** START Dataset excerpt **
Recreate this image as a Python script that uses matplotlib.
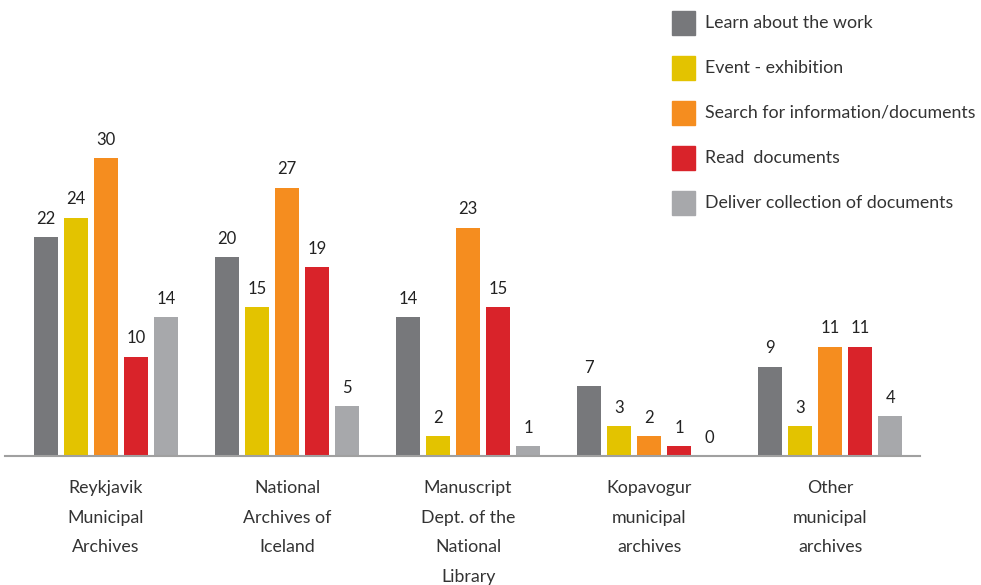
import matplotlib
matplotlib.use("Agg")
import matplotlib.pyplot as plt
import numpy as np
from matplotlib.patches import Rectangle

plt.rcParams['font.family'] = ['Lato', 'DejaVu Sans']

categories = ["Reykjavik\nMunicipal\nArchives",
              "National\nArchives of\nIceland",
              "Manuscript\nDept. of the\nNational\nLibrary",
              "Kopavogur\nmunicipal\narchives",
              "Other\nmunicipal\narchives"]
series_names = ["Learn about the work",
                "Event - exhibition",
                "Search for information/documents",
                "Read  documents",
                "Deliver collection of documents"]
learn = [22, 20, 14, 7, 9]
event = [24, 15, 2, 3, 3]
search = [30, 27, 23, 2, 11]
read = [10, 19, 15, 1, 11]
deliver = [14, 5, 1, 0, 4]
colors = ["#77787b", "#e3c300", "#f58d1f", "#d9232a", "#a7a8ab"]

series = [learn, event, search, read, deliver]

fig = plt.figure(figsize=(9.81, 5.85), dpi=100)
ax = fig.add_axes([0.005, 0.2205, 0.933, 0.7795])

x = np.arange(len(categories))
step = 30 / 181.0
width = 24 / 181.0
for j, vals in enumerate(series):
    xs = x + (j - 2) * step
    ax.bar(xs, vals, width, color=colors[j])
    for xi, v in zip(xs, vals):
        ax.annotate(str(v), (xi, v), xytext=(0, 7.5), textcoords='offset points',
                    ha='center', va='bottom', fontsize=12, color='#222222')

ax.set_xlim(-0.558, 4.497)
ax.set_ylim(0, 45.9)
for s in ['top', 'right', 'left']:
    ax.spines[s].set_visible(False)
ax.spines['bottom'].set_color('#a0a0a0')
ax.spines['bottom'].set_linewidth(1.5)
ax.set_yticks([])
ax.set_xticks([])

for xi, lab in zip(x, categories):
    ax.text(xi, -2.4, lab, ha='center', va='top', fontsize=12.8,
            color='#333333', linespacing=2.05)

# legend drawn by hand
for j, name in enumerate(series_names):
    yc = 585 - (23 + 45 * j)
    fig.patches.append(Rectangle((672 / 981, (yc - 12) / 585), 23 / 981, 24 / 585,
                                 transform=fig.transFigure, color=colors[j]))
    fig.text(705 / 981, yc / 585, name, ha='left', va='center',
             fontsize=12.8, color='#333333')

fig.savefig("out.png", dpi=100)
** END Dataset excerpt **
> _What is needed_: Leave out the pictures and copy the rest of the material above exactly.

> _Response below_:
Recreate this image as a Python script that uses matplotlib.
import matplotlib
matplotlib.use("Agg")
import matplotlib.pyplot as plt
import numpy as np
from matplotlib.patches import Rectangle

plt.rcParams['font.family'] = ['Lato', 'DejaVu Sans']

categories = ["Reykjavik\nMunicipal\nArchives",
              "National\nArchives of\nIceland",
              "Manuscript\nDept. of the\nNational\nLibrary",
              "Kopavogur\nmunicipal\narchives",
              "Other\nmunicipal\narchives"]
series_names = ["Learn about the work",
                "Event - exhibition",
                "Search for information/documents",
                "Read  documents",
                "Deliver collection of documents"]
learn = [22, 20, 14, 7, 9]
event = [24, 15, 2, 3, 3]
search = [30, 27, 23, 2, 11]
read = [10, 19, 15, 1, 11]
deliver = [14, 5, 1, 0, 4]
colors = ["#77787b", "#e3c300", "#f58d1f", "#d9232a", "#a7a8ab"]

series = [learn, event, search, read, deliver]

fig = plt.figure(figsize=(9.81, 5.85), dpi=100)
ax = fig.add_axes([0.005, 0.2205, 0.933, 0.7795])

x = np.arange(len(categories))
step = 30 / 181.0
width = 24 / 181.0
for j, vals in enumerate(series):
    xs = x + (j - 2) * step
    ax.bar(xs, vals, width, color=colors[j])
    for xi, v in zip(xs, vals):
        ax.annotate(str(v), (xi, v), xytext=(0, 7.5), textcoords='offset points',
                    ha='center', va='bottom', fontsize=12, color='#222222')

ax.set_xlim(-0.558, 4.497)
ax.set_ylim(0, 45.9)
for s in ['top', 'right', 'left']:
    ax.spines[s].set_visible(False)
ax.spines['bottom'].set_color('#a0a0a0')
ax.spines['bottom'].set_linewidth(1.5)
ax.set_yticks([])
ax.set_xticks([])

for xi, lab in zip(x, categories):
    ax.text(xi, -2.4, lab, ha='center', va='top', fontsize=12.8,
            color='#333333', linespacing=2.05)

# legend drawn by hand
for j, name in enumerate(series_names):
    yc = 585 - (23 + 45 * j)
    fig.patches.append(Rectangle((672 / 981, (yc - 12) / 585), 23 / 981, 24 / 585,
                                 transform=fig.transFigure, color=colors[j]))
    fig.text(705 / 981, yc / 585, name, ha='left', va='center',
             fontsize=12.8, color='#333333')

fig.savefig("out.png", dpi=100)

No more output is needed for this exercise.